The eighteenth century system produced great local variety, some examples of which are given from the survey published by Eden in 1797 (Nos. 6 and 7). The official workhouse, the farming of the poor to a contractor, the employment of the poor within the workhouse, and the relief of the rates by the Roundsman system of servile labour are described (Nos. 6 and 7. See also No. 8).

The Poor Law Commission of 1834 (No. 9) was the culminating point of a reaction against the results of the previous half century. Its intention was to make a clean sweep of tradition and to reassert the principle of uniformity. Its authors, in the spirit of their age, hoped to make their reform negatively, by cutting away influences which corrupted human nature. The extracts (No. 9) show their leading principles and recommendations. The Act of 1834 (No. 10) embodied their conclusions, leaving a large discretion to a new central authority. The Regulations and Orders (No. 11) of these Commissioners and their successors, the Poor Law and Local Government Boards, were, henceforward, the chief directing force of Poor Relief policy.

AUTHORITIES

Nicholls' History of the English Poor Law, Mackay, ditto (a continuation), and Fowle, The Poor Law, are general modern descriptions. Webb, English Poor Law Policy, is an historical criticism of the system from 1834; see also Kirkman Gray, Philanthropy and the State. The eighteenth century is described in Cunningham, Growth of English Industry and Commerce, Modern Times; Webb, English Local Government, The Parish and the County; Redlich and Hirst, Local Government in England, Vol. I; Hammond, The Village Labourer, c. 7; Hasbach, The English Agricultural Labourer, c. 3 and c. 4, and Mantoux, La Révolution Industrielle. Ashby, The Poor Law in a Warwickshire Village (in Oxford Studies in Social and Legal History, Vol.
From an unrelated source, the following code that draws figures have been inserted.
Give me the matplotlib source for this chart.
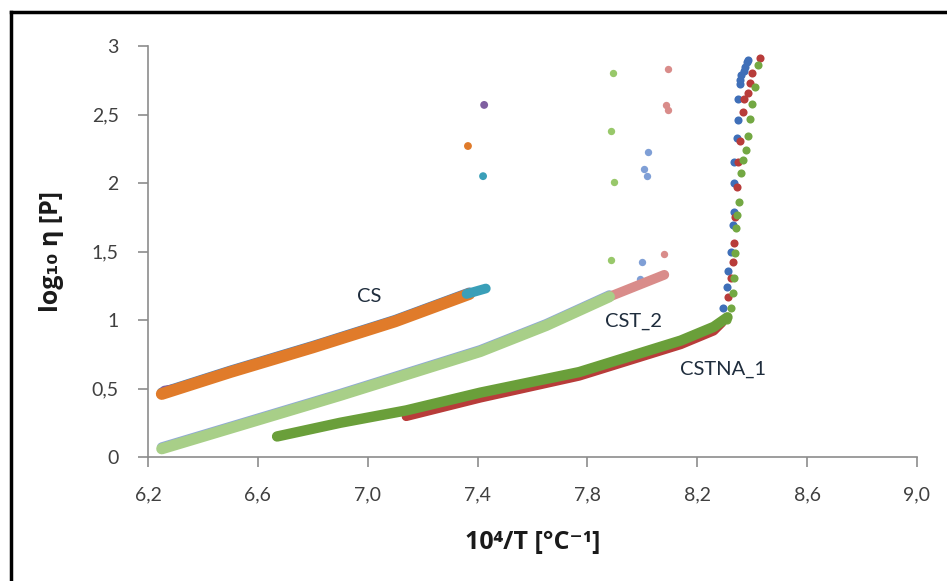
import matplotlib.pyplot as plt
from matplotlib.lines import Line2D

plt.rcParams['font.family'] = ['Lato', 'DejaVu Sans']

# --- data ---
# CS: dense band, with few outliers
cs_x = [6.25, 6.5, 6.8, 7.1, 7.37]
cs_y = [0.46, 0.62, 0.80, 0.99, 1.19]
cs_end_x = [7.36, 7.43]
cs_end_y = [1.19, 1.23]
cs_start_x = [6.26, 6.31]
cs_start_y = [0.485, 0.50]
cs_out_x = [7.424, 7.365, 7.42]
cs_out_y = [2.57, 2.27, 2.05]
cs_out_c = ['#7f5fa0', '#e07b2a', '#3a9fb8']

# CST_2
cst_x = [6.25, 6.6, 6.9, 7.41, 7.65, 7.88]
cst_y = [0.06, 0.27, 0.45, 0.77, 0.96, 1.17]
cst_end_x = [7.88, 8.08]
cst_end_y = [1.17, 1.33]
cst_green_x = [7.893, 7.887, 7.895, 7.885]
cst_green_y = [2.80, 2.38, 2.01, 1.44]
cst_pink_x = [8.094, 8.087, 8.094, 8.08]
cst_pink_y = [2.83, 2.57, 2.53, 1.48]
cst_blue_x = [8.02, 8.007, 8.016, 8.0, 7.99]
cst_blue_y = [2.23, 2.10, 2.05, 1.42, 1.30]

# CSTNA_1
na_x = [6.67, 6.9, 7.14, 7.41, 7.77, 8.14, 8.26, 8.31]
na_y = [0.15, 0.25, 0.34, 0.47, 0.62, 0.85, 0.95, 1.02]
na_red_x = [7.14, 7.41, 7.77, 8.14, 8.26, 8.29]
na_red_y = [0.295, 0.43, 0.59, 0.82, 0.92, 0.98]
na_blue_x = [8.294, 8.309, 8.312, 8.323, 8.330, 8.332, 8.334, 8.334, 8.345,
             8.349, 8.349, 8.356, 8.356, 8.36, 8.37, 8.375, 8.38, 8.385]
na_blue_y = [1.09, 1.24, 1.36, 1.50, 1.69, 1.79, 2.00, 2.15, 2.33,
             2.46, 2.61, 2.72, 2.75, 2.79, 2.82, 2.85, 2.88, 2.90]
na_red2_x = [8.294, 8.312, 8.323, 8.33, 8.333, 8.337, 8.345, 8.349, 8.356,
             8.367, 8.371, 8.385, 8.393, 8.40, 8.43]
na_red2_y = [1.0, 1.17, 1.31, 1.42, 1.56, 1.75, 1.97, 2.15, 2.31,
             2.52, 2.61, 2.66, 2.73, 2.80, 2.91]
na_green_x = [8.309, 8.323, 8.33, 8.334, 8.338, 8.342, 8.345, 8.353, 8.36,
              8.367, 8.378, 8.385, 8.393, 8.40, 8.41, 8.42]
na_green_y = [1.0, 1.09, 1.20, 1.31, 1.49, 1.67, 1.77, 1.86, 2.07,
              2.17, 2.24, 2.34, 2.47, 2.58, 2.70, 2.86]

xticks = [6.2, 6.6, 7.0, 7.4, 7.8, 8.2, 8.6, 9.0]
xlabels = ['6,2', '6,6', '7,0', '7,4', '7,8', '8,2', '8,6', '9,0']
yticks = [0, 0.5, 1, 1.5, 2, 2.5, 3]
ylabels = ['0', '0,5', '1', '1,5', '2', '2,5', '3']

# --- plot ---
fig = plt.figure(figsize=(9.47, 5.81), dpi=100)
ax = fig.add_axes([0.1563, 0.2134, 0.8120, 0.7074])

band = dict(solid_capstyle='round', solid_joinstyle='round')
# CS
ax.plot(cs_x, [v + 0.012 for v in cs_y], color='#4f81bd', lw=7, **band)
ax.plot(cs_start_x, cs_start_y, color='#7f5fa0', lw=7, **band)
ax.plot(cs_x, cs_y, color='#e07b2a', lw=8.5, **band)
ax.plot(cs_end_x, cs_end_y, color='#3a9fb8', lw=7, **band)
ax.scatter(cs_out_x, cs_out_y, s=32, color=cs_out_c, lw=0)

# CST_2
ax.plot(cst_x, [v + 0.012 for v in cst_y], color='#8fa9d6', lw=7, **band)
ax.plot(cst_end_x, cst_end_y, color='#d98c8a', lw=7, **band)
ax.plot(cst_x, cst_y, color='#a8cf88', lw=8, **band)
ax.scatter(cst_green_x, cst_green_y, s=28, color='#98c86a', lw=0)
ax.scatter(cst_pink_x, cst_pink_y, s=28, color='#d98c8a', lw=0)
ax.scatter(cst_blue_x, cst_blue_y, s=28, color='#7f9fd6', lw=0)

# CSTNA_1
ax.plot(na_red_x, na_red_y, color='#b83c3a', lw=6.5, **band)
ax.plot(na_x, na_y, color='#6a9f3a', lw=7.5, **band)
ax.scatter(na_blue_x, na_blue_y, s=34, color='#3f6fb8', lw=0)
ax.scatter(na_red2_x, na_red2_y, s=34, color='#b83c3a', lw=0)
ax.scatter(na_green_x, na_green_y, s=34, color='#73a843', lw=0)

# labels on the curves
lab = dict(fontsize=14.5, color='#1f2d3d', ha='center', va='center')
ax.text(7.005, 1.175, 'CS', **lab)
ax.text(7.966, 0.993, 'CST_2', **lab)
ax.text(8.294, 0.642, 'CSTNA_1', **lab)

ax.set_xlim(6.2, 9.0)
ax.set_ylim(0, 3)
ax.set_xticks(xticks)
ax.set_xticklabels(xlabels)
ax.set_yticks(yticks)
ax.set_yticklabels(ylabels)
ax.tick_params(axis='both', direction='out', length=7, width=1.2,
               color='#8c8c8c', labelsize=14, labelcolor='#404040', pad=14)
for side in ['top', 'right']:
    ax.spines[side].set_visible(False)
for side in ['left', 'bottom']:
    ax.spines[side].set_color('#8c8c8c')
    ax.spines[side].set_linewidth(1.2)

title_font = ['Open Sans', 'DejaVu Sans']
ax.set_xlabel('10⁴/T [°C⁻¹]', fontsize=18, fontweight='bold',
              family=title_font, color='#1a1a1a', labelpad=19)
ax.set_ylabel('log₁₀ η [P]', fontsize=18, fontweight='bold',
              family=title_font, color='#1a1a1a', labelpad=20)

# frame around the picture (left and top visible)
fig.add_artist(Line2D([0.0111, 0.0111], [0, 0.9793], color='black', lw=2.5,
                      transform=fig.transFigure))
fig.add_artist(Line2D([0.0111, 1.0], [0.9793, 0.9793], color='black', lw=2.5,
                      transform=fig.transFigure))

fig.savefig('out.png', dpi=100)
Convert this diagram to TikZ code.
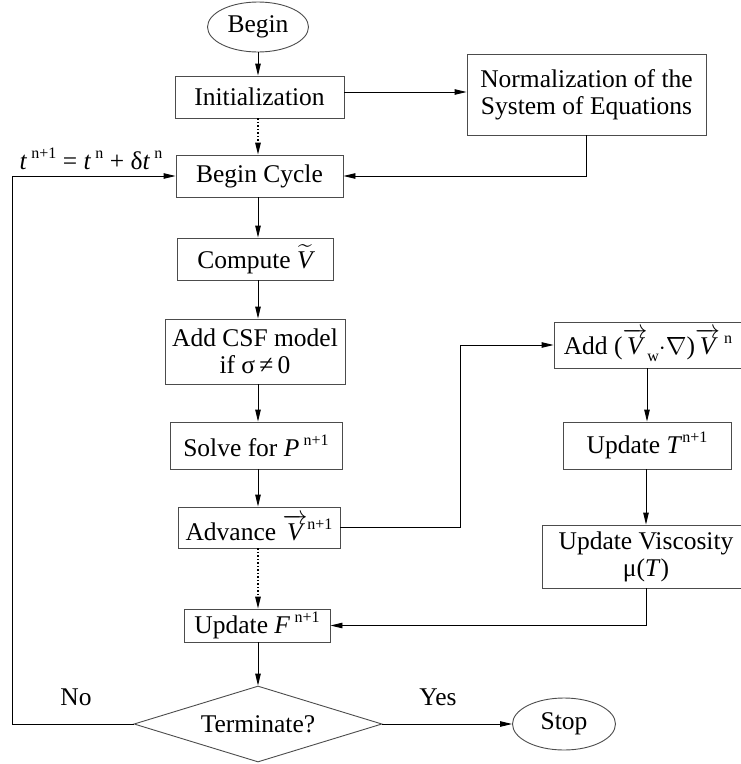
\documentclass[tikz,border=0pt]{standalone}
\usepackage{amsmath}
\usepackage{fontspec}
\setmainfont{Liberation Serif}
\usetikzlibrary{shapes.geometric,arrows.meta}
\newcommand\sups[1]{\raisebox{0.42em}{\fontsize{16}{16}\selectfont #1}}
\newcommand\subs[1]{\raisebox{-0.3em}{\fontsize{16}{16}\selectfont #1}}
\newcommand\vecV{$\overrightarrow{\textit{V}}$}
\tikzset{
  base/.style={font=\fontsize{25.5}{27}\selectfont, inner sep=0pt, align=center},
  box/.style={base, draw=black!70, line width=0.9pt, rectangle},
  oval/.style={base, draw=black!70, line width=0.9pt, ellipse},
  dia/.style={base, draw=black!70, line width=0.9pt, diamond, aspect=3.26},
  lbl/.style={base},
  arr/.style={line width=0.9pt, -{Triangle[length=12pt,width=5.5pt]}},
  dotarr/.style={arr, line width=1.3pt, dash pattern=on 1.3pt off 2.2pt},
}
\begin{document}
\begin{tikzpicture}[x=1pt,y=-1pt]
\useasboundingbox (0,0) rectangle (740,764);
\coordinate (col) at (258,0);
\coordinate (turn) at (460,400);
\coordinate (left) at (12,400);

\node[oval, minimum width=101, minimum height=50] (begin) at (258,27) {Begin};
\node[box, minimum width=169, minimum height=42] (init) at (259.5,97) {Initialization};
\node[box, minimum width=239, minimum height=81] (norm) at (586.5,94.5) {Normalization of the\\System of Equations};
\node[box, minimum width=167, minimum height=42] (cycle) at (259.5,176) {Begin Cycle};
\node[box, minimum width=156, minimum height=42] (compute) at (255,259) {Compute $\widetilde{\textit{V}}$};
\node[box, minimum width=180, minimum height=65] (csf) at (255,351.5) {Add CSF model\\if σ\,≠\,0};
\node[box, minimum width=172, minimum height=47] (solve) at (256,445.5) {Solve for \textit{P}\,\sups{n+1}};
\node[box, minimum width=162, minimum height=41] (advance) at (259,527.5) {Advance \vecV\sups{n+1}};
\node[box, minimum width=188, minimum height=46] (addv) at (648,345) {Add (\vecV\subs{w}$\cdot\nabla$)\vecV\,\sups{n}};
\node[box, minimum width=168, minimum height=47] (updT) at (647,445.5) {Update \textit{T}\sups{n+1}};
\node[box, minimum width=208, minimum height=63] (visc) at (646,556.5) {Update Viscosity\\μ(\textit{T})};
\node[box, minimum width=146, minimum height=33] (updF) at (257,625.5) {Update \textit{F}\,\sups{n+1}};
\node[dia, minimum width=248, minimum height=76] (term) at (258,724) {Terminate?};
\node[oval, minimum width=103, minimum height=52] (stop) at (564,724) {Stop};

\node[lbl] (nolbl) at (76,697) {No};
\node[lbl] (yeslbl) at (438,697) {Yes};
\node[lbl] (formula) at (91,159) {\textit{t}\,\sups{n+1} = \textit{t}\,\sups{n} + δ\textit{t}\,\sups{n}};

\draw[arr] (begin.south -| col) -- (init.north -| col);
\draw[dotarr] (init.south -| col) -- (cycle.north -| col);
\draw[arr] ([yshift=5pt]init.east) -- ([yshift=5pt]init.east -| norm.west);
\draw[arr] (norm.south) |- (cycle.east);
\draw[arr] (cycle.south -| col) -- (compute.north -| col);
\draw[arr] (compute.south -| col) -- (csf.north -| col);
\draw[arr] (csf.south -| col) -- (solve.north -| col);
\draw[arr] (solve.south -| col) -- (advance.north -| col);
\draw[arr] (advance.east) -- (advance.east -| turn) |- (addv.west);
\draw[dotarr] (advance.south -| col) -- (updF.north -| col);
\draw[arr] (addv.south -| updT) -- (updT.north);
\draw[arr] (updT.south -| visc) -- (visc.north);
\draw[arr] (visc.south) |- (updF.east);
\draw[arr] (updF.south -| col) -- (term.north -| col);
\draw[arr] (term.east) -- (stop.west);
\draw[arr] (term.west) -- (term.west -| left) |- (cycle.west);
\end{tikzpicture}
\end{document}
III), provides illustrations.

Bibliographies in Hasbach and Cunningham, op. cit.

Contemporary (1) Documentary Sources.—The best collection of contemporary statistics, of paupers, diet, cost, etc., in the eighteenth century is given in Eden, The State of the Poor. The Report of the 1834 Commission (XXVII and XXVIII) describes conditions and the new policy. See also Report of Committees on the Poor Law, 1817 (VI) and 1819 (III), and Report of Committee on Labourers' Wages, 1824 (VI).

(2) Literary authorities.—Illustrations of contemporary opinion can be found for different periods in Defoe, Giving Alms no Charity, Reports of the Society for Bettering the Condition of the Poor (1795-1808), Rose, Observations on the Poor Law. A municipal system is described in Cary, The Proceedings of the Corporation of Bristol. A general survey was made in the middle of the eighteenth century by Burn, History of the Poor Laws, and at the end by Eden, The State of the Poor.

1. Settlement Law [Statutes, 14 Charles II, c. 12], 1662.

An Act for the better relief of the poor of this kingdom.

Whereas the necessity, number and continual increase of the poor, not only within the Cities of London and Westminster with the liberties of each of them, but also through the whole kingdom of England and Dominion of Wales, is very great and exceeding burdensome, being occasioned by reason of some defects in the law concerning the settling of the poor and for want of a due provision of the regulations of relief and employment in such parishes or places where they are legally settled, which doth enforce many to turn incorrigible rogues and others to perish for want, together with the neglect of the faithful execution of such laws and statutes as have formerly been made for the apprehending of rogues and vagabonds and for the good of the poor. For remedy whereof and for the preventing the perishing of any of the poor, whether old or young, for want of such supplies as are necessary, may it please your most Excellent Majesty that it may be enacted ... that whereas by reason of some defects in the law poor people are not restrained from going from one parish to another and therefore do endeavour to settle themselves in those parishes where there is the best stock, the largest commons or wastes to build cottages, and the most woods for them to burn and destroy and when they have consumed it then to another parish, and at last become rogues and vagabonds to the great discouragement of parishes to provide stocks where it is liable to be devoured by strangers ... it shall and may be lawful upon complaint made by the churchwardens or overseers of the poor of any parish to any Justice of Peace, within forty days after any such person or persons coming so to settle, as aforesaid in any tenement under the yearly value of ten pounds for any two justices of the peace whereof one to be of the Quorum of the division where any person or persons that are likely to be chargeable to the parish shall come to inhabit, by their warrant to remove and convey such person or persons to such parish where he or they were last legally settled either as a native householder sojourner apprentice or servant for the space of forty days at the least unless he or they give sufficient security for the discharge of the said parish to be allowed by the said Justices.